Et puis Lauren Bastide voit demain. Cet après essentiel qu’elle fait lire entre les lignes dans 2060. La façon de transmettre, d’abord aux enfants et à ceux qui viennent après nous. “La meilleure façon de les éduquer, c’est d’incarner. C’est leur montrer l’exemple. Si les enfants ont sous leurs yeux des modèles parentaux où il n’y a pas une répartition trop genrée des tâches ménagères, où il n’y a pas une répartition trop genrée de l’endroit où se situent l’autorité, la force, la douceur, le soin, eh bien ça ira. Et puis je pense aussi que la génération qui arrive a de toutes façons déjà franchi des étapes.” Mais pas que. Parce qu’au-delà du féminisme et des batailles contre l’ordre établi, ce que veut Lauren, c’est remettre de l’ordre humain, Faire comprendre à ses lectrices -et lecteurs, qui sont de plus en plus nombreux-, que le féminisme n’est pas un modèle figé. Elle a décidé d’arrêter La Poudre, son podcast féministe, parce qu’elle estime avoir atteint la fin d’un cycle. Elle souhaite en commencer un autre qui traite de la santé mentale. Parce que, comme elle le dit, “si j’avais terminé Présentes (son premier essai, NDLR) en faisant claquer les mots plein de rage de Virginie Despentes -“On se lève et on se casse”-, je choisis ces mots aujourd’hui: “On s’assoit et on ne bouge plus. On ne bouge plus jusqu’à ce qu’ils aient compris.” Alors, à côté d’elle, asseyons-nous.
2060 ***(*)
De Lauren Bastide, éditions Au Diable Vauvert/Nouvelles Lunes, 104 pages.
Elle a 80 ans. Elle est dans sa maison à Paris, cernée par la montée de l’eau. Elle a son jardin, ses fleurs, ses livres et ses souvenirs. Elle n’a pas de prénom, mais le nom de toutes celles qui ont vécu avant elle. Elle est forte de tout ce qu’elle a pu vivre. Elle, c’est l’héroïne de 2060, qui vit heure par heure le dernier jour du monde et donc de sa vie. Lauren Bastide a écrit 2060 à l’encre des colères et des luttes. Un roman d’où sourd le féminisme incarné.
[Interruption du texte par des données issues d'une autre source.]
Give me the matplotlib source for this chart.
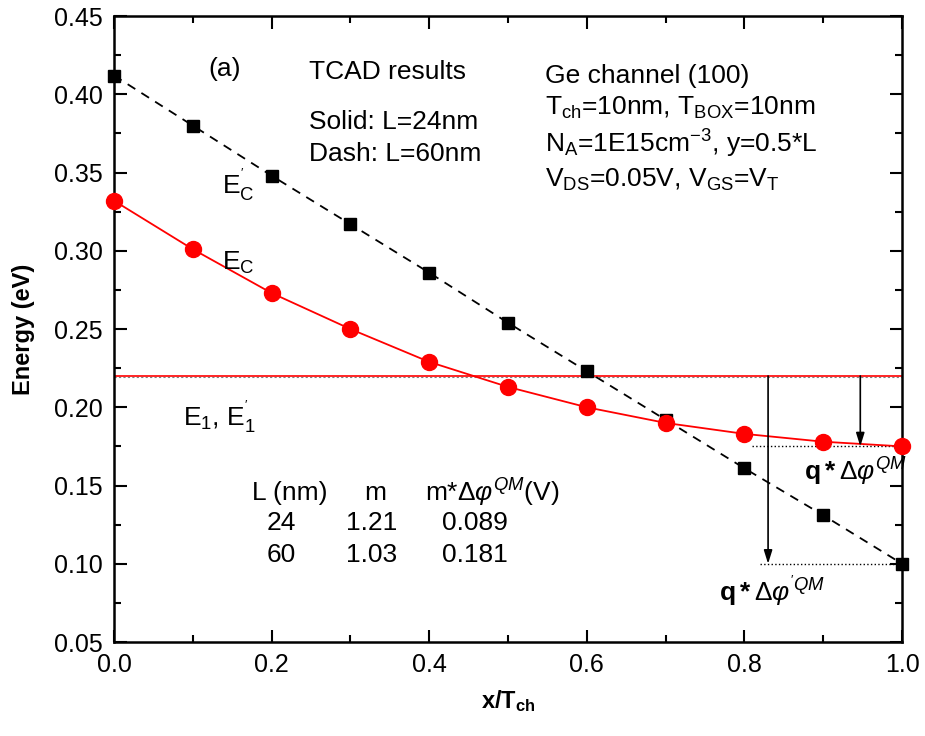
import matplotlib
matplotlib.use("Agg")
import matplotlib.pyplot as plt
from matplotlib.ticker import MultipleLocator, FormatStrFormatter

plt.rcParams['font.family'] = ['Liberation Sans', 'DejaVu Sans']
plt.rcParams['mathtext.fontset'] = 'custom'
plt.rcParams['mathtext.rm'] = 'Liberation Sans'
plt.rcParams['mathtext.it'] = 'Liberation Sans:italic'
plt.rcParams['mathtext.bf'] = 'Liberation Sans:bold'

# Position across the channel, normalised to T_ch
x_pos = [0.0, 0.1, 0.2, 0.3, 0.4, 0.5, 0.6, 0.7, 0.8, 0.9, 1.0]
# Conduction band edge, L = 60 nm (dashed, squares)
ec_60 = [0.412, 0.380, 0.348, 0.317, 0.286, 0.254, 0.223, 0.192, 0.161, 0.131, 0.100]
# Conduction band edge, L = 24 nm (solid, circles)
ec_24 = [0.332, 0.301, 0.273, 0.250, 0.229, 0.213, 0.200, 0.190, 0.183, 0.178, 0.175]
# First subband energy (both lengths)
e1_level = 0.22

# Arrow positions for the quantum-mechanical shifts
arrow_x_60 = 0.83
arrow_x_24 = 0.947

table_header = ["L (nm)", "m", r"m*$\Delta\mathit{φ}^{QM}$(V)"]
table_rows = [["24", "1.21", "0.089"], ["60", "1.03", "0.181"]]

fig = plt.figure(figsize=(9.25, 7.36), dpi=100)
ax = fig.add_axes([0.1232, 0.1277, 0.852, 0.8505])

ax.axhline(e1_level, color='red', lw=1.2, zorder=2)
ax.axhline(e1_level - 0.0005, color='black', lw=0.8, ls=(0, (2, 2)), alpha=0.5, zorder=1)

ax.plot(x_pos, ec_60, color='black', ls=(0, (5, 4)), lw=1.3, marker='s',
        ms=9, mfc='black', mec='black', clip_on=False, zorder=3)
ax.plot(x_pos, ec_24, color='red', ls='-', lw=1.3, marker='o',
        ms=11.5, mfc='red', mec='red', clip_on=False, zorder=3)

# dotted reference levels at the drain-side band edges
ax.plot([0.82, 1.0], [ec_60[-1], ec_60[-1]], color='black', ls=':', lw=1.0)
ax.plot([0.81, 1.0], [ec_24[-1], ec_24[-1]], color='black', ls=':', lw=1.0)

arrow_kw = dict(arrowstyle='-|>,head_length=0.8,head_width=0.25', color='black', lw=1.2,
                shrinkA=0, shrinkB=0)
ax.annotate('', xy=(arrow_x_60, ec_60[-1]), xytext=(arrow_x_60, e1_level), arrowprops=arrow_kw)
ax.annotate('', xy=(arrow_x_24, ec_24[-1]), xytext=(arrow_x_24, e1_level), arrowprops=arrow_kw)

ax.set_xlim(0, 1.0)
ax.set_ylim(0.05, 0.45)
ax.xaxis.set_major_locator(MultipleLocator(0.2))
ax.xaxis.set_minor_locator(MultipleLocator(0.1))
ax.yaxis.set_major_locator(MultipleLocator(0.05))
ax.yaxis.set_minor_locator(MultipleLocator(0.025))
ax.xaxis.set_major_formatter(FormatStrFormatter('%.1f'))
ax.yaxis.set_major_formatter(FormatStrFormatter('%.2f'))
ax.tick_params(which='both', direction='in', top=True, right=True, width=1.5)
ax.tick_params(which='major', length=9, labelsize=18, pad=8)
ax.tick_params(which='minor', length=5)
for s in ax.spines.values():
    s.set_linewidth(1.8)

ax.set_xlabel(r"x/T$_{\mathregular{ch}}$", fontsize=17, fontweight='bold', labelpad=8)
ax.set_ylabel("Energy (eV)", fontsize=17, fontweight='bold', labelpad=14)

fs = 19
ax.text(0.12, 0.416, "(a)", fontsize=fs, va='center')
ax.text(0.248, 0.414, "TCAD results", fontsize=fs, va='center')
ax.text(0.248, 0.382, "Solid: L=24nm", fontsize=fs, va='center')
ax.text(0.248, 0.362, "Dash: L=60nm", fontsize=fs, va='center')
ax.text(0.547, 0.412, "Ge channel (100)", fontsize=fs, va='center')
ax.text(0.547, 0.391, r"T$_{\mathregular{ch}}$=10nm, T$_{\mathregular{BOX}}$=10nm", fontsize=fs, va='center')
ax.text(0.547, 0.368, r"N$_{\mathregular{A}}$=1E15cm$^{\mathregular{-3}}$, y=0.5*L", fontsize=fs, va='center')
ax.text(0.547, 0.345, r"V$_{\mathregular{DS}}$=0.05V, V$_{\mathregular{GS}}$=V$_{\mathregular{T}}$", fontsize=fs, va='center')

ax.text(0.137, 0.342, r"E$^{'}_{\mathregular{C}}$", fontsize=fs, va='center')
ax.text(0.137, 0.292, r"E$_{\mathregular{C}}$", fontsize=fs, va='center')
ax.text(0.087, 0.194, r"E$_{\mathregular{1}}$, E$^{'}_{\mathregular{1}}$", fontsize=fs, va='center')

ax.text(0.175, 0.145, table_header[0], fontsize=fs, va='center')
ax.text(0.317, 0.145, table_header[1], fontsize=fs, va='center')
ax.text(0.395, 0.145, table_header[2], fontsize=fs, va='center')
row_y = [0.126, 0.1056]
row_x = [0.194, 0.294, 0.416]
for ry, row in zip(row_y, table_rows):
    for rx, val in zip(row_x, row):
        ax.text(rx, ry, val, fontsize=fs, va='center')

ax.text(0.876, 0.159, r"$\mathbf{q*}\Delta\mathit{φ}^{QM}$", fontsize=fs, va='center')
ax.text(0.768, 0.083, r"$\mathbf{q*}\Delta\mathit{φ}^{'QM}$", fontsize=fs, va='center')

fig.savefig("out.png", dpi=100)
Parce que 2060, c’est le dernier jour d’une femme dont on ne connaît pas le nom mais dont on connaîtra les luttes. Elle fut épouse, mère, amante d’une femme, amante d’un homme. S’égrènent dans ce livre ces heures avant la fin du monde: le réveil, à la pointe de ce jour particulier, sensuel malgré tout, puis les heures qui suivent, en promenades, endormissements et réveils. Tout est doux, même ce monde qui gronde et se protège de l’irréel. Un irréel hallucinant, comme un futur proche. Si l’écriture de Lauren Bastide, dans ses essais, emprunte les voies de l’humour et du style direct, incisif, ce 2060 est empreint de mélancolie douce, d’apaisement. Son écriture se laisse avaler doucement, comme le signe d’une fin d’un monde. Pour pouvoir passer au suivant.